Make an exact copy of each entry, leaving out every picture.

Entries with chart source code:

━━━━━━

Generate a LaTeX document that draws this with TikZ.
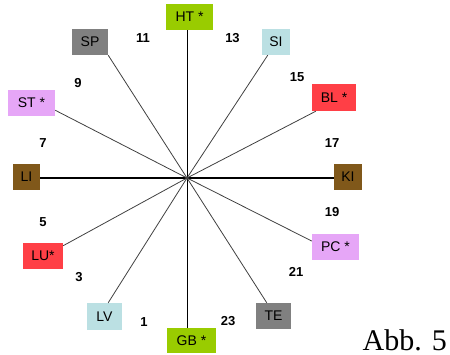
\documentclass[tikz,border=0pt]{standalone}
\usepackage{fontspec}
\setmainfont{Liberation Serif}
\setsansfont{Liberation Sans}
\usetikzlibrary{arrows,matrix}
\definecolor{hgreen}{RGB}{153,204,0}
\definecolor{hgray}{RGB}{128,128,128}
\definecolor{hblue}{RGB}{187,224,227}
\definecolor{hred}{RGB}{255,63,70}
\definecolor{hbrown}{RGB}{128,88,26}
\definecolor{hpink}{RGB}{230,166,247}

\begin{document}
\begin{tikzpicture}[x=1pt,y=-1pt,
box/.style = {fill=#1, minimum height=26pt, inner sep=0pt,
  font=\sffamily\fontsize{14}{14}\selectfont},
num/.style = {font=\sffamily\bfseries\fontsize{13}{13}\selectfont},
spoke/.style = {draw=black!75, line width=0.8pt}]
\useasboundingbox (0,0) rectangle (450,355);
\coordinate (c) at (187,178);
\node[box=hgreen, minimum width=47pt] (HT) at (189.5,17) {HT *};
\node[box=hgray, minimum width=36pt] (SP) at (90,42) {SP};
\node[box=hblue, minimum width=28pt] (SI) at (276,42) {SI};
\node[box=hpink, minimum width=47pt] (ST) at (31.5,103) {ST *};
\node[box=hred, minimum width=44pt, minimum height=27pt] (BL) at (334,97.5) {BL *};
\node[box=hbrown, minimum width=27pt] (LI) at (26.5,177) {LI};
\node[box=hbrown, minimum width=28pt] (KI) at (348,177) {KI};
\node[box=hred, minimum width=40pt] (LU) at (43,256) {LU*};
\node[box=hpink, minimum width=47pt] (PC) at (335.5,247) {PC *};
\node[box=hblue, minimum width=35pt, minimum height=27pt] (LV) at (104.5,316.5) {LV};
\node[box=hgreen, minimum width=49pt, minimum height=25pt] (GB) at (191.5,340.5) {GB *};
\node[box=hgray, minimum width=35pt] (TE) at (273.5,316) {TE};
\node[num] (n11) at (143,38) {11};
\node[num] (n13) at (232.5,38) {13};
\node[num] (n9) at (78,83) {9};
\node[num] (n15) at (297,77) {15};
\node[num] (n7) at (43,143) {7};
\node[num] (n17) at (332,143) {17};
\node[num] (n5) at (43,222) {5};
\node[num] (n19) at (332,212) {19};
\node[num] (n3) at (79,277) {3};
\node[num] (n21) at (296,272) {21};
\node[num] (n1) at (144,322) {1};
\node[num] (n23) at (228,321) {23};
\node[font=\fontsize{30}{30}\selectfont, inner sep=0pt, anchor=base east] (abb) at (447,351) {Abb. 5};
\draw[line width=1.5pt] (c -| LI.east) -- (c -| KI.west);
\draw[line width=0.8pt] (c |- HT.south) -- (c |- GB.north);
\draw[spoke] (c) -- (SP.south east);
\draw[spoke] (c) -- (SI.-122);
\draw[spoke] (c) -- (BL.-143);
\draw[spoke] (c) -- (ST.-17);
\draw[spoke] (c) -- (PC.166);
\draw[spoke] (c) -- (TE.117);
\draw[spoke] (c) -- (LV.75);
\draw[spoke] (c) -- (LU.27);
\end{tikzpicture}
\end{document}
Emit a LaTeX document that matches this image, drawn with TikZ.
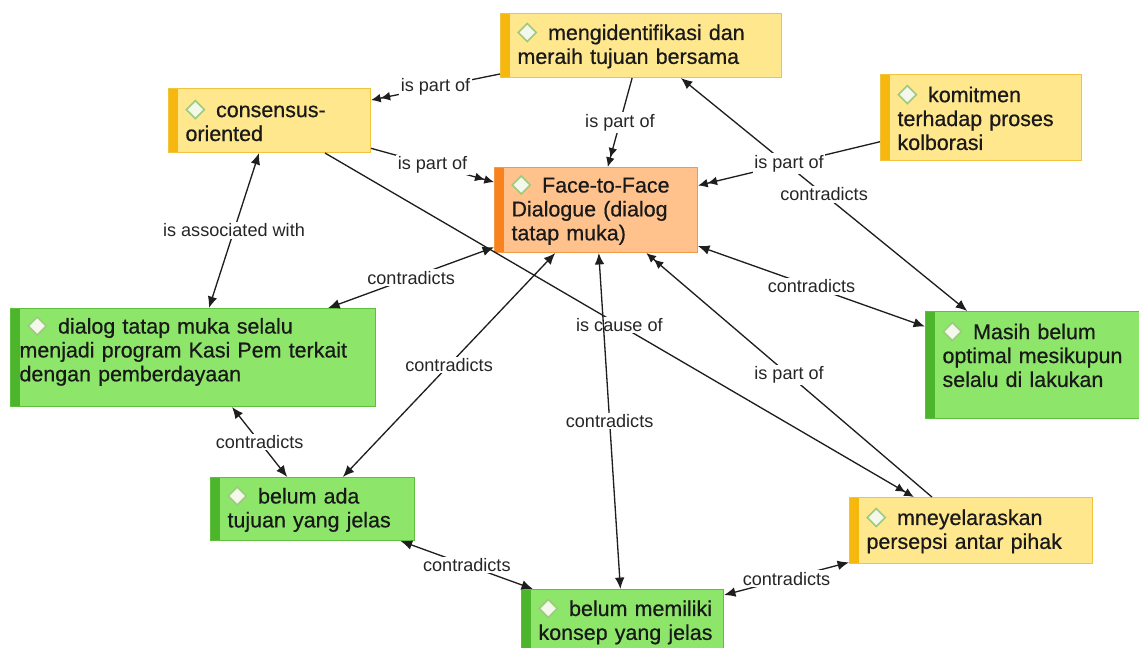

━━━━━━

■ Problem solution:
Generate a LaTeX document that draws this with TikZ.
\documentclass[tikz,border=0pt]{standalone}
\usepackage{fontspec}
\setmainfont{Liberation Serif}
\setsansfont{Liberation Sans}
\usetikzlibrary{arrows,matrix}
\definecolor{hgreen}{RGB}{153,204,0}
\definecolor{hgray}{RGB}{128,128,128}
\definecolor{hblue}{RGB}{187,224,227}
\definecolor{hred}{RGB}{255,63,70}
\definecolor{hbrown}{RGB}{128,88,26}
\definecolor{hpink}{RGB}{230,166,247}

\begin{document}
\begin{tikzpicture}[x=1pt,y=-1pt,
box/.style = {fill=#1, minimum height=26pt, inner sep=0pt,
  font=\sffamily\fontsize{14}{14}\selectfont},
num/.style = {font=\sffamily\bfseries\fontsize{13}{13}\selectfont},
spoke/.style = {draw=black!75, line width=0.8pt}]
\useasboundingbox (0,0) rectangle (450,355);
\coordinate (c) at (187,178);
\node[box=hgreen, minimum width=47pt] (HT) at (189.5,17) {HT *};
\node[box=hgray, minimum width=36pt] (SP) at (90,42) {SP};
\node[box=hblue, minimum width=28pt] (SI) at (276,42) {SI};
\node[box=hpink, minimum width=47pt] (ST) at (31.5,103) {ST *};
\node[box=hred, minimum width=44pt, minimum height=27pt] (BL) at (334,97.5) {BL *};
\node[box=hbrown, minimum width=27pt] (LI) at (26.5,177) {LI};
\node[box=hbrown, minimum width=28pt] (KI) at (348,177) {KI};
\node[box=hred, minimum width=40pt] (LU) at (43,256) {LU*};
\node[box=hpink, minimum width=47pt] (PC) at (335.5,247) {PC *};
\node[box=hblue, minimum width=35pt, minimum height=27pt] (LV) at (104.5,316.5) {LV};
\node[box=hgreen, minimum width=49pt, minimum height=25pt] (GB) at (191.5,340.5) {GB *};
\node[box=hgray, minimum width=35pt] (TE) at (273.5,316) {TE};
\node[num] (n11) at (143,38) {11};
\node[num] (n13) at (232.5,38) {13};
\node[num] (n9) at (78,83) {9};
\node[num] (n15) at (297,77) {15};
\node[num] (n7) at (43,143) {7};
\node[num] (n17) at (332,143) {17};
\node[num] (n5) at (43,222) {5};
\node[num] (n19) at (332,212) {19};
\node[num] (n3) at (79,277) {3};
\node[num] (n21) at (296,272) {21};
\node[num] (n1) at (144,322) {1};
\node[num] (n23) at (228,321) {23};
\node[font=\fontsize{30}{30}\selectfont, inner sep=0pt, anchor=base east] (abb) at (447,351) {Abb. 5};
\draw[line width=1.5pt] (c -| LI.east) -- (c -| KI.west);
\draw[line width=0.8pt] (c |- HT.south) -- (c |- GB.north);
\draw[spoke] (c) -- (SP.south east);
\draw[spoke] (c) -- (SI.-122);
\draw[spoke] (c) -- (BL.-143);
\draw[spoke] (c) -- (ST.-17);
\draw[spoke] (c) -- (PC.166);
\draw[spoke] (c) -- (TE.117);
\draw[spoke] (c) -- (LV.75);
\draw[spoke] (c) -- (LU.27);
\end{tikzpicture}
\end{document}
Emit a LaTeX document that matches this image, drawn with TikZ.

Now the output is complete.